Born in Kaduna, Yekini stared his professional career in the Nigerian league but he moved to Côte d’Ivoire to play for Africa Sports National, and from there he went to Portugal and Vitória de Setúbal where he experienced his most memorable years, eventually becoming the first division’s top scorer in the 1993–94 season after scoring 21 goals; the previous campaign he had netted a career-best 34 in 32 games to help the Sadinos promote from the second level, and those performances earned him the title of African Footballer of the Year once, the first ever from the nation.
He was also named the African Footballer of the Year in 1993.

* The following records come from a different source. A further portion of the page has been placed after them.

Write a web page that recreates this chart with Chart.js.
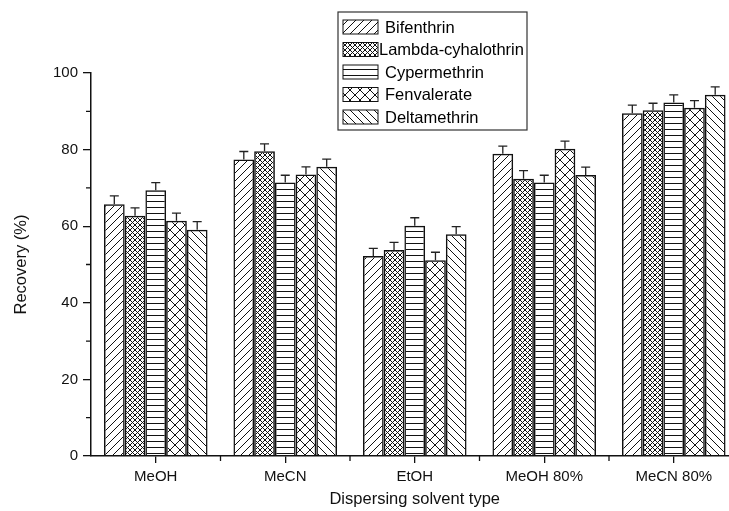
<!DOCTYPE html>
<html>
<head>
<meta charset="utf-8">
<title>Recovery by dispersing solvent</title>
<script src="https://cdn.jsdelivr.net/npm/chart.js@4.4.1/dist/chart.umd.min.js"></script>
<style>
    html, body { margin: 0; padding: 0; background: #fff; overflow: hidden; }
    #wrap { position: relative; width: 745px; height: 511px; }
</style>
</head>
<body>
<div id="wrap"><canvas id="recoveryChart"></canvas></div>
<script>
// --- data ---
var categories = ['MeOH', 'MeCN', 'EtOH', 'MeOH 80%', 'MeCN 80%'];
var seriesNames = ['Bifenthrin', 'Lambda-cyhalothrin', 'Cypermethrin', 'Fenvalerate', 'Deltamethrin'];

var bifenthrin   = [65.7, 77.4, 52.2, 78.9, 89.5];
var lambdaCyhalo = [62.7, 79.6, 53.8, 72.4, 90.3];
var cypermethrin = [69.4, 71.4, 60.1, 71.4, 92.3];
var fenvalerate  = [61.4, 73.5, 51.1, 80.2, 90.9];
var deltamethrin = [59.1, 75.5, 57.9, 73.4, 94.3];

var bifenthrinErr   = [2.2, 2.1, 2.0, 2.0, 2.1];
var lambdaCyhaloErr = [2.1, 1.9, 2.0, 2.1, 1.8];
var cypermethrinErr = [2.0, 1.9, 2.1, 1.9, 2.0];
var fenvalerateErr  = [2.0, 2.0, 2.1, 2.0, 1.9];
var deltamethrinErr = [2.1, 2.0, 2.0, 2.0, 2.1];

var yTicks = [0, 20, 40, 60, 80, 100];
var yMinorTicks = [10, 30, 50, 70, 90];

var FONT = "'Liberation Sans', Arial, Helvetica, sans-serif";

// --- hatch patterns ---
function makePattern(size, drawFn) {
    var c = document.createElement('canvas');
    c.width = size; c.height = size;
    var g = c.getContext('2d');
    g.strokeStyle = '#111';
    g.lineWidth = 1;
    drawFn(g, size);
    return g.createPattern(c, 'repeat');
}
function fwd(g, s) {
    g.beginPath();
    for (var k = -1; k <= 1; k++) { g.moveTo(k * s, s); g.lineTo(k * s + s, 0); }
    g.stroke();
}
function back(g, s) {
    g.beginPath();
    for (var k = -1; k <= 1; k++) { g.moveTo(k * s, 0); g.lineTo(k * s + s, s); }
    g.stroke();
}
var patterns = [
    makePattern(8, fwd),
    makePattern(5, function (g, s) { fwd(g, s); back(g, s); }),
    makePattern(6, function (g, s) {
        g.beginPath(); g.moveTo(0, 3.5); g.lineTo(s, 3.5); g.stroke();
    }),
    makePattern(10, function (g, s) { fwd(g, s); back(g, s); }),
    makePattern(8, back)
];

var values = [bifenthrin, lambdaCyhalo, cypermethrin, fenvalerate, deltamethrin];
var errors = [bifenthrinErr, lambdaCyhaloErr, cypermethrinErr, fenvalerateErr, deltamethrinErr];

var datasets = seriesNames.map(function (name, i) {
    return {
        label: name,
        data: values[i],
        errors: errors[i],
        backgroundColor: patterns[i],
        borderColor: '#111',
        borderWidth: 1.5,
        categoryPercentage: 0.8,
        barPercentage: 1.0
    };
});

// --- error bars (drawn through the y scale) ---
var errorBars = {
    id: 'errorBars',
    afterDatasetsDraw: function (chart) {
        var ctx = chart.ctx, y = chart.scales.y;
        ctx.save();
        ctx.strokeStyle = '#222';
        ctx.lineWidth = 1.3;
        chart.data.datasets.forEach(function (ds, di) {
            chart.getDatasetMeta(di).data.forEach(function (bar, i) {
                var top = y.getPixelForValue(ds.data[i]);
                var hi = y.getPixelForValue(ds.data[i] + ds.errors[i]);
                ctx.beginPath();
                ctx.moveTo(bar.x, top); ctx.lineTo(bar.x, hi);
                ctx.moveTo(bar.x - 4.5, hi); ctx.lineTo(bar.x + 4.5, hi);
                ctx.stroke();
            });
        });
        ctx.restore();
    }
};

// --- minor ticks on both axes ---
var minorTicks = {
    id: 'minorTicks',
    afterDraw: function (chart) {
        var ctx = chart.ctx, x = chart.scales.x, y = chart.scales.y, a = chart.chartArea;
        ctx.save();
        ctx.strokeStyle = '#111';
        ctx.lineWidth = 1.3;
        ctx.beginPath();
        yMinorTicks.forEach(function (v) {
            var py = y.getPixelForValue(v);
            ctx.moveTo(a.left - 5, py); ctx.lineTo(a.left, py);
        });
        for (var i = 0; i < categories.length - 1; i++) {
            var px = (x.getPixelForValue(i) + x.getPixelForValue(i + 1)) / 2;
            ctx.moveTo(px, a.bottom); ctx.lineTo(px, a.bottom + 5);
        }
        ctx.stroke();
        ctx.restore();
    }
};

// --- boxed legend inside the plot ---
var boxLegend = {
    id: 'boxLegend',
    afterDraw: function (chart) {
        var ctx = chart.ctx;
        var bx = 338, by = 12, bw = 189, bh = 118;
        ctx.save();
        ctx.fillStyle = '#fff';
        ctx.fillRect(bx, by, bw, bh);
        ctx.strokeStyle = '#333';
        ctx.lineWidth = 1.2;
        ctx.strokeRect(bx, by, bw, bh);
        ctx.font = '16.5px ' + FONT;
        ctx.textBaseline = 'middle';
        chart.data.datasets.forEach(function (ds, i) {
            var cy = by + 15 + i * 22.5;
            ctx.fillStyle = ds.backgroundColor;
            ctx.fillRect(343, cy - 7, 35, 14);
            ctx.strokeStyle = '#111';
            ctx.lineWidth = 1;
            ctx.strokeRect(343, cy - 7, 35, 14);
            ctx.fillStyle = '#000';
            ctx.fillText(ds.label, i === 1 ? 379 : 385, cy + 1);
        });
        ctx.restore();
    }
};

new Chart(document.getElementById('recoveryChart').getContext('2d'), {
    type: 'bar',
    data: { labels: categories, datasets: datasets },
    plugins: [errorBars, minorTicks, boxLegend],
    options: {
        responsive: true,
        maintainAspectRatio: false,
        animation: false,
        layout: { padding: { top: 73, right: 6.5, left: 0, bottom: 0 } },
        plugins: { legend: { display: false }, tooltip: { enabled: false } },
        scales: {
            x: {
                offset: true,
                grid: { offset: false, drawOnChartArea: false, drawTicks: true, tickLength: 7, color: '#111', lineWidth: 1.3 },
                border: { display: true, color: '#111', width: 1.5 },
                ticks: { color: '#111', padding: 5, font: { family: FONT, size: 15 } },
                title: { display: true, text: 'Dispersing solvent type', color: '#111', font: { family: FONT, size: 16.5 }, padding: { top: 4, bottom: 2 } },
                afterFit: function (s) { s.height = 55; }
            },
            y: {
                min: 0,
                max: 100,
                afterBuildTicks: function (s) { s.ticks = yTicks.map(function (v) { return { value: v }; }); },
                grid: { drawOnChartArea: false, drawTicks: true, tickLength: 8, color: '#111', lineWidth: 1.3 },
                border: { display: true, color: '#111', width: 1.5 },
                ticks: { color: '#111', padding: 5, font: { family: FONT, size: 15 } },
                title: { display: true, text: 'Recovery (%)', color: '#111', font: { family: FONT, size: 16.5 }, padding: { top: 12, bottom: 4 } },
                afterFit: function (s) { s.width = 91; }
            }
        }
    }
});
</script>
</body>
</html>
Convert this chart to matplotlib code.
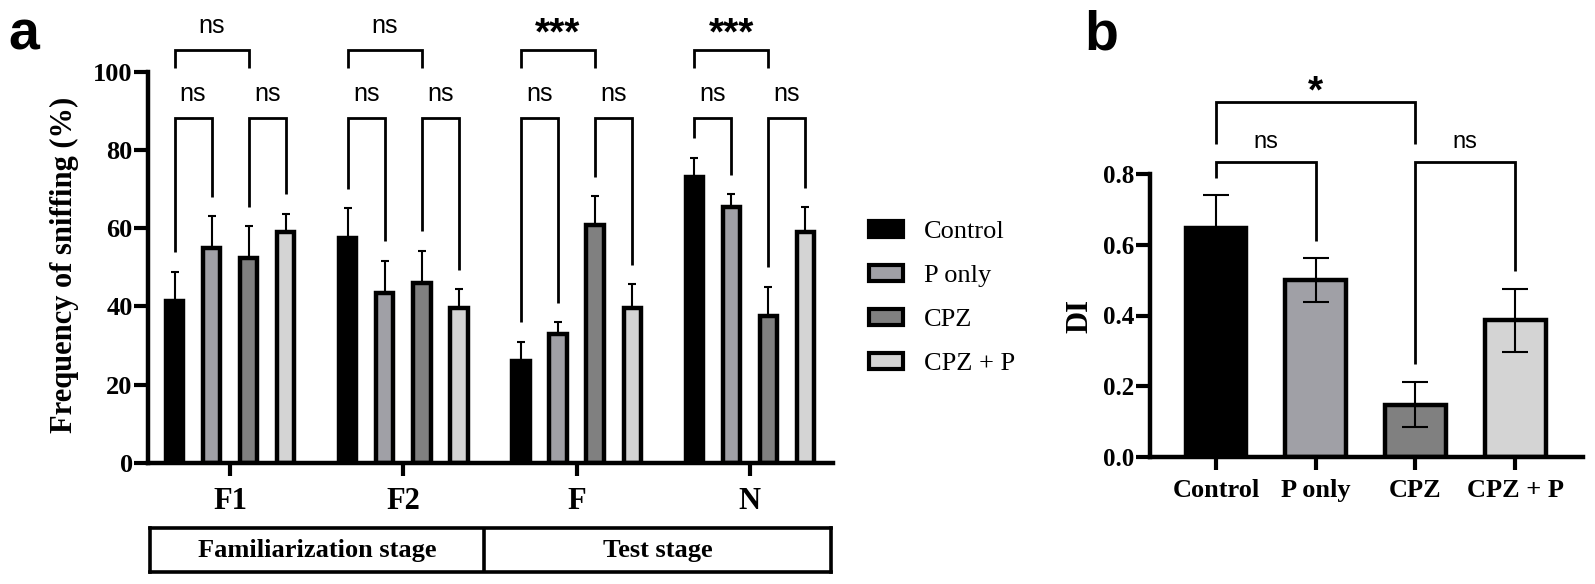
import matplotlib.pyplot as plt
from matplotlib.patches import Patch
from matplotlib.ticker import FormatStrFormatter
import numpy as np

plt.rcParams['font.family'] = ['Liberation Serif', 'DejaVu Serif']
SANS = ['Liberation Sans', 'DejaVu Sans']

# --- panel a: frequency of sniffing (%) ---
stages = ['F1', 'F2', 'F', 'N']
groups = ['Control', 'P only', 'CPZ', 'CPZ + P']
colors = ['#000000', '#a0a0a6', '#808080', '#d4d4d4']

control = [41.5, 57.5, 26.0, 73.0]
p_only = [55.0, 43.5, 33.0, 65.5]
cpz = [52.5, 46.0, 60.7, 37.5]
cpz_p = [59.0, 39.5, 39.5, 59.0]

control_err = [7.4, 7.6, 5.0, 5.0]
p_only_err = [8.0, 8.2, 3.0, 3.2]
cpz_err = [8.0, 8.3, 7.5, 7.6]
cpz_p_err = [4.7, 4.9, 6.2, 6.3]

sig_ctrl_p = ['ns', 'ns', 'ns', 'ns']
sig_cpz_cpzp = ['ns', 'ns', 'ns', 'ns']
sig_ctrl_cpz = ['ns', 'ns', '***', '***']

stage_names = ['Familiarization stage', 'Test stage']

# --- panel b: discrimination index ---
di_mean = [0.648, 0.500, 0.148, 0.386]
di_err = [0.092, 0.062, 0.064, 0.090]
di_sig_ctrl_p = 'ns'
di_sig_cpz_cpzp = 'ns'
di_sig_ctrl_cpz = '*'

W, H = 1595, 584
fig = plt.figure(figsize=(W / 100, H / 100), dpi=100)


def px_box(l, t, r, b):
    # pixel box -> figure fraction rect
    return [l / W, 1 - b / H, (r - l) / W, (b - t) / H]


def bracket(ax, x1, x2, y, y1, y2, label, dy_ns, dy_star, fs_ns):
    ax.plot([x1, x1, x2, x2], [y1, y, y, y2], color='k', lw=2,
            clip_on=False, solid_joinstyle='miter', solid_capstyle='butt')
    star = '*' in label
    ax.annotate(label, xy=((x1 + x2) / 2, y),
                xytext=(0, dy_star if star else dy_ns),
                textcoords='offset points', ha='center', va='baseline',
                family=SANS, fontsize=28 if star else fs_ns,
                fontweight='bold' if star else 'normal',
                annotation_clip=False)


def style_axes(ax):
    ax.spines['top'].set_visible(False)
    ax.spines['right'].set_visible(False)
    ax.spines['left'].set_linewidth(3.2)
    ax.spines['bottom'].set_linewidth(3.2)


# ---- panel a ----
ax = fig.add_axes(px_box(148, 71.7, 833, 463))
means = [control, p_only, cpz, cpz_p]
errs = [control_err, p_only_err, cpz_err, cpz_p_err]
x = np.arange(len(stages))
step = 0.214
xs = []
for i, (m, e, c) in enumerate(zip(means, errs, colors)):
    xi = x + (i - 1.5) * step
    xs.append(xi)
    ax.bar(xi, m, width=0.1, color=c, edgecolor='k', linewidth=3.2, zorder=2)
    ax.errorbar(xi, m, yerr=[np.zeros(len(e)), e], fmt='none', ecolor='k',
                elinewidth=1.5, capsize=3, capthick=1.5, zorder=1)

for j in range(len(stages)):
    tops = [means[i][j] + errs[i][j] for i in range(4)]
    bracket(ax, xs[0][j], xs[1][j], 88.2, tops[0] + 5, tops[1] + 5,
            sig_ctrl_p[j], 12, 4, 18)
    bracket(ax, xs[2][j], xs[3][j], 88.2, tops[2] + 5, tops[3] + 5,
            sig_cpz_cpzp[j], 12, 4, 18)
    bracket(ax, xs[0][j], xs[2][j], 105.6, 101, 101,
            sig_ctrl_cpz[j], 12, 4, 18)

ax.set_ylim(0, 100)
ax.set_xlim(-0.474, 3.48)
ax.set_yticks(range(0, 101, 20))
ax.set_xticks(x)
ax.set_xticklabels(stages)
style_axes(ax)
ax.tick_params(axis='y', width=3, length=10, pad=1, labelsize=19)
ax.tick_params(axis='x', width=3, length=9, pad=8, labelsize=22)
for lab in ax.get_xticklabels() + ax.get_yticklabels():
    lab.set_fontweight('bold')

fig.text(64 / W, 1 - 265 / H, 'Frequency of sniffing (%)', rotation=90,
         ha='center', va='center', fontsize=22, fontweight='bold')

handles = [Patch(facecolor=c, edgecolor='k', linewidth=3, label=g)
           for g, c in zip(groups, colors)]
fig.legend(handles=handles, loc='center left',
           bbox_to_anchor=(869 / W, 1 - 298 / H), frameon=False, fontsize=19,
           handlelength=1.29, handleheight=0.57, handletextpad=0.8,
           labelspacing=0.82, borderpad=0, borderaxespad=0)

# stage box under panel a
axs = fig.add_axes(px_box(150, 528, 831, 572))
axs.set_xlim(0, 1)
axs.set_ylim(0, 1)
axs.set_xticks([])
axs.set_yticks([])
for sp in axs.spines.values():
    sp.set_linewidth(2.6)
div = (484 - 150) / 681
axs.axvline(div, color='k', lw=2.6)
axs.text(div / 2, 0.5, stage_names[0], ha='center', va='center',
         fontsize=19, fontweight='bold')
axs.text((1 + div) / 2, 0.5, stage_names[1], ha='center', va='center',
         fontsize=19, fontweight='bold')

# ---- panel b ----
axb = fig.add_axes(px_box(1150, 174, 1583, 457))
xb = np.arange(len(groups))
axb.bar(xb, di_mean, width=0.61, color=colors, edgecolor='k', linewidth=3.2, zorder=2)
axb.errorbar(xb, di_mean, yerr=di_err, fmt='none', ecolor='k',
             elinewidth=1.5, capsize=9.7, capthick=1.5, zorder=3)

tops_b = [m + e for m, e in zip(di_mean, di_err)]
bracket(axb, 0, 1, 0.833, tops_b[0] + 0.05, tops_b[1] + 0.05,
        di_sig_ctrl_p, 10, 0, 17)
bracket(axb, 2, 3, 0.833, tops_b[2] + 0.05, tops_b[3] + 0.05,
        di_sig_cpz_cpzp, 10, 0, 17)
bracket(axb, 0, 2, 1.003, 0.884, 0.884, di_sig_ctrl_cpz, 10, 0, 17)

axb.set_ylim(0, 0.8)
axb.set_xlim(-0.662, 3.68)
axb.set_yticks([0, 0.2, 0.4, 0.6, 0.8])
axb.yaxis.set_major_formatter(FormatStrFormatter('%.1f'))
axb.set_xticks(xb)
axb.set_xticklabels(groups)
style_axes(axb)
axb.tick_params(axis='y', width=3, length=10, pad=1, labelsize=18)
axb.tick_params(axis='x', width=3, length=9, pad=7, labelsize=19)
for lab in axb.get_xticklabels() + axb.get_yticklabels():
    lab.set_fontweight('bold')

fig.text(1080 / W, 1 - 316 / H, 'DI', rotation=90, ha='center', va='center',
         fontsize=22, fontweight='bold')

# panel letters
fig.text(8 / W, 1 - 50 / H, 'a', family=SANS, fontsize=40, fontweight='bold',
         ha='left', va='baseline')
fig.text(1084 / W, 1 - 50 / H, 'b', family=SANS, fontsize=40, fontweight='bold',
         ha='left', va='baseline')

fig.savefig('out.png', dpi=100)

In the 1994 summer Yekini was bought by Olympiacos FC, but did not get along with teammates and left. His career never really got back on track, not even upon a return to Setúbal, which happened after another unassuming spell, in La Liga with Sporting de Gijón; he successively played with FC Zürich, Club Athlétique Bizertin and Al-Shabab Riyadh, before rejoining Africa Sports. In 2003, at 39, he returned to the Nigerian championship with Julius Berger FC.
In 2005, 41-year-old Yekini made a short comeback, moving alongside former national teammate Mobi Oparaku to Gateway United FC.
Additionally, Yekini helped the Super Eagles win the 1994 Africa Cup of Nations where he also topped the goal charts and was named best player of the competition. He also participated at Olympic level in Seoul 1988.
Yekini was reported to be ill for an extended period of time. In 2011, news media in Nigeria begun issuing reports of his failing health, and he was said to suffer from bipolar disorder, depression and some other undisclosed psychiatric condition.
He died in Ibadan on 4 May 2012 at the age of only 48 and was buried at his residence in Ira, Kwara State.